Theater Review: The Crucible at Antaeus


The distinguished Antaeus Company, L.A.'s classic theater ensemble of extraordinarily talented actors, presents Arthur Miller's tale of the Salem witch trials, his parable of mass hysteria and the dangers of theocracy, or any blind ideology, for that matter. Co-directors Armin Shimerman and Geoffrey Wade guide two casts, who perform the play on various dates with skill and imagination.

The directors offer a fresh take on the play, eschewing period dress and adopting a semi-presentational style of acting, with the actors frequently facing the audience as they play their scenes to each other. While off-putting at first, this technique has the advantage of drawing the audience more closely into the action. The talent and dedication of the Antaeus ensemble make the innovation work.

Miller's play has a resonance not only from generation to generation, but from culture to culture. Originally identified with the McCarthy witch hunts of the 1950s, the play has new meanings in the era of fundamentalist religions, strict theocracies and oppressive dictatorships. Miller's piece, which is far more textured than a simple polemic, explores universal themes about the relationship between God and mankind, and between truth and morality.

At the center of the play's moral tragedy is John Proctor (Christopher Guilmet), who must decide between saving his life and sacrificing his integrity, or dying as an honorable man. Along with his wife Elizabeth (Devon Sorvari), Proctor fights an intractable theocratic bureaucracy, in the form of the local pastor (Joe Delafield), a witch-hunting Reverend (John Prosky) and a religiously fanatical judge (Reba Waters Thomas). Accused by a herd of young harpies who have hysterical visions of Lucifer, along with the good people of Salem who are all too quick to rush to judgment, Proctor is forced to "confess" to crimes that he never committed, and to embrace a system of beliefs that is abhorrent to him.

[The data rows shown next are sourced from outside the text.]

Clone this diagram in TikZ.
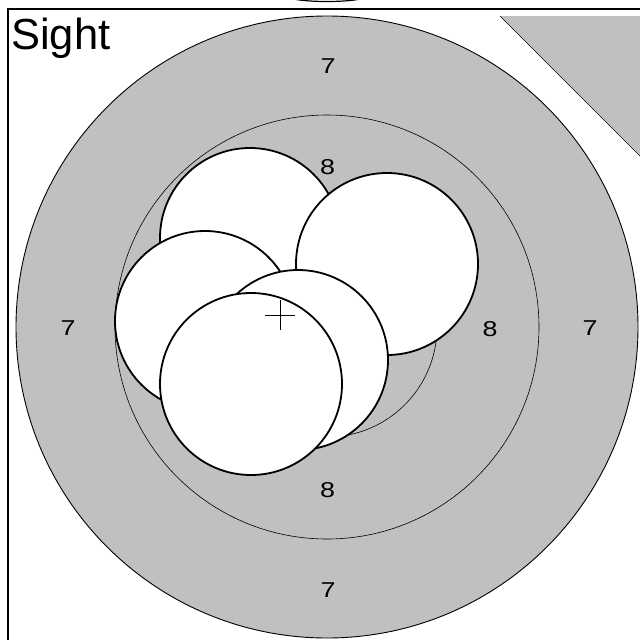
\documentclass[tikz,border=0pt]{standalone}
\usepackage{fontspec}
\setmainfont{Liberation Sans}
\definecolor{tgrey}{RGB}{192,192,192}
\newcommand{\widedigit}[1]{\scalebox{1.25}[1]{#1}}
\begin{document}
\begin{tikzpicture}[x=1pt,y=-1pt,
  ring/.style={draw=black,line width=0.6pt},
  shot/.style={draw=black,fill=white,line width=1.8pt},
  lbl/.style={font=\fontsize{21.5}{21.5}\selectfont,inner sep=0pt}]
\useasboundingbox (0,0) rectangle (640,640);
\clip (0,0) rectangle (640,640);
% frame
\draw[line width=1.2pt] (8,700) -- (8,9) -- (700,9);
\draw[line width=1.2pt] (327,-4) ellipse [x radius=40pt, y radius=5.5pt];
% top-right grey area
\fill[tgrey] (500,16) -- (660,16) -- (660,175) -- cycle;
\draw[line width=0.7pt] (500,16) -- (660,176);
% target
\draw[fill=tgrey,line width=0.9pt] (327,327) circle (311pt);
\draw[ring] (327,327) circle (212pt);
\draw[ring] (327,327) circle (110pt);
% labels
\node[lbl] (t7n) at (328,66.5) {\widedigit{7}};
\node[lbl] (t7w) at (68,328.5) {\widedigit{7}};
\node[lbl] (t7e) at (590,328.5) {\widedigit{7}};
\node[lbl] (t7s) at (328,590) {\widedigit{7}};
\node[lbl] (t8n) at (327.5,167) {\widedigit{8}};
\node[lbl] (t8e) at (490,329) {\widedigit{8}};
\node[lbl] (t8s) at (327.5,490) {\widedigit{8}};
% shots
\draw[shot] (250,238) circle (90pt);
\draw[shot] (387,264) circle (91pt);
\draw[shot] (205,321) circle (90pt);
\draw[shot] (298,360) circle (90pt);
\draw[shot] (251,384) circle (91pt);
% cross
\draw[line width=0.8pt] (265,315) -- (295,315) (280,300) -- (280,330);
% title
\node[anchor=base west,inner sep=0pt,font=\fontsize{43.5}{43.5}\selectfont] (title) at (11,49) {Sight};
\end{tikzpicture}
\end{document}
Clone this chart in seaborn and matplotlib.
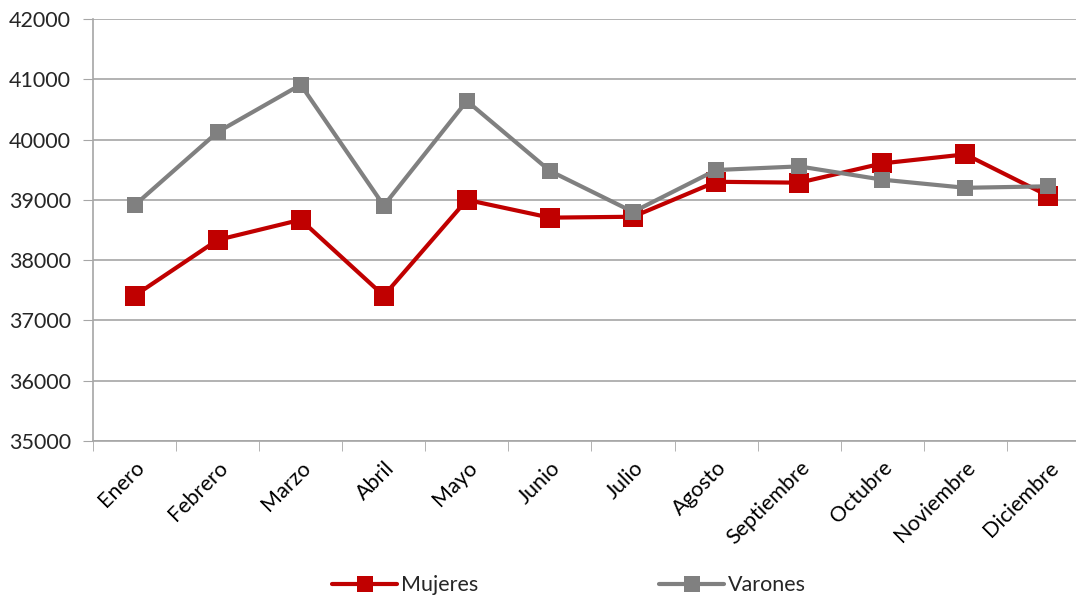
import pandas as pd
import matplotlib.pyplot as plt
import seaborn as sns
from matplotlib.ticker import FixedLocator

# Datos
meses = ["Enero", "Febrero", "Marzo", "Abril", "Mayo", "Junio", "Julio",
         "Agosto", "Septiembre", "Octubre", "Noviembre", "Diciembre"]
mujeres = [37410, 38335, 38670, 37410, 39000, 38705, 38720,
           39300, 39285, 39605, 39755, 39065]
varones = [38910, 40125, 40910, 38905, 40640, 39480, 38800,
           39495, 39555, 39335, 39200, 39225]

sns.set_style("white")
plt.rcParams["font.family"] = ["Lato", "DejaVu Sans"]

df = pd.DataFrame({"mes": list(range(12)) * 2,
                   "valor": mujeres + varones,
                   "serie": ["Mujeres"] * 12 + ["Varones"] * 12})

fig = plt.figure(figsize=(10.76, 5.99), dpi=100)
ax = fig.add_axes([93 / 1076, 1 - 441 / 599, 997 / 1076, 422 / 599])

sns.lineplot(data=df, x="mes", y="valor", hue="serie", style="serie",
             markers={"Mujeres": "s", "Varones": "s"}, dashes=False,
             palette={"Mujeres": "#C00000", "Varones": "#808080"},
             ax=ax, linewidth=3, legend=False)
for line, ms in zip(ax.lines, [14, 11]):
    line.set_markersize(ms)
    line.set_markeredgewidth(0)

ax.set_xlim(-0.5, 11.5)
ax.set_ylim(35000, 42000)
ax.set_yticks(range(35000, 42001, 1000))
ax.yaxis.grid(True, color="#A6A6A6", linewidth=1.2)
ax.set_axisbelow(True)
ax.set_xlabel("")
ax.set_ylabel("")

ax.set_xticks(range(12))
ax.set_xticklabels(meses, rotation=45, ha="right", rotation_mode="anchor")
ax.xaxis.set_minor_locator(FixedLocator([i - 0.5 for i in range(13)]))
ax.tick_params(axis="x", which="major", length=0, pad=12, labelsize=15.5, colors="black")
ax.tick_params(axis="x", which="minor", length=7, color="#A6A6A6", bottom=True)
ax.tick_params(axis="y", length=7, color="#A6A6A6", left=True, labelsize=15.5, pad=9)

for side in ["top", "right"]:
    ax.spines[side].set_visible(False)
for side in ["left", "bottom"]:
    ax.spines[side].set_color("#A6A6A6")
    ax.spines[side].set_linewidth(1.2)

# leyenda abajo
handles = [plt.Line2D([], [], color="#C00000", marker="s", markersize=11, lw=3, markeredgewidth=0),
           plt.Line2D([], [], color="#808080", marker="s", markersize=11, lw=3, markeredgewidth=0)]
fig.legend(handles, ["Mujeres", "Varones"], loc="center", bbox_to_anchor=(0.529, 0.023),
           ncol=2, frameon=False, fontsize=15.5, columnspacing=8.4, handlelength=3.0,
           handletextpad=0.2)

fig.savefig("out.png", dpi=100)
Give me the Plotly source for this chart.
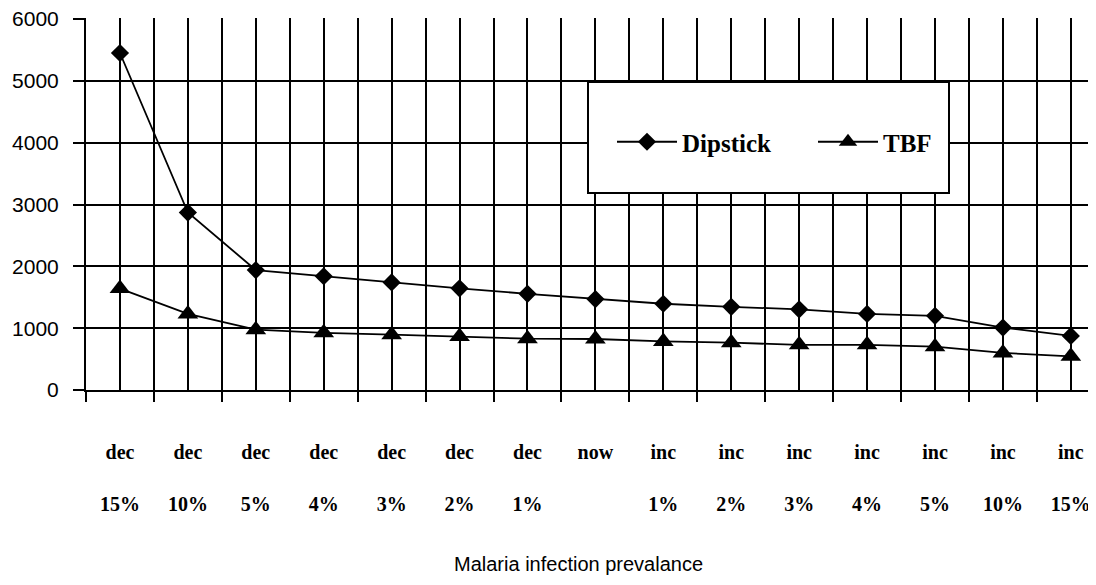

As with all the Antaeus productions, the level of ensemble performance is excellent. Nevertheless, it is worth acknowledging several standouts, including Guilmet, who plumbs the depths of Proctor's inner conflict with a particularly contemporary flair. Sorvari, as Proctor's wife, also finds the piercing truth of her character, who is torn between her love for her husband and the strictures of her religious faith. Thomas also delivers a memorable performance as the fanatical, often wild-eyed judge, your worst nightmare in black robes.

Steve Hofvendahl is remarkable as the gruff-spoken neighbor, who brings new flair to the voice of the common man. Also outstanding is Fran Bennett as Rebecca Nurse, the soft-spoken pillar of the community who faces death with spiritual equanimity. Both Kate Maher and Shannon Lee Clair are lively and engaging as the young women possessed by Satan. The rest of the ensemble -- too numerous to mention -- live up to the high standard of Antaeus productions.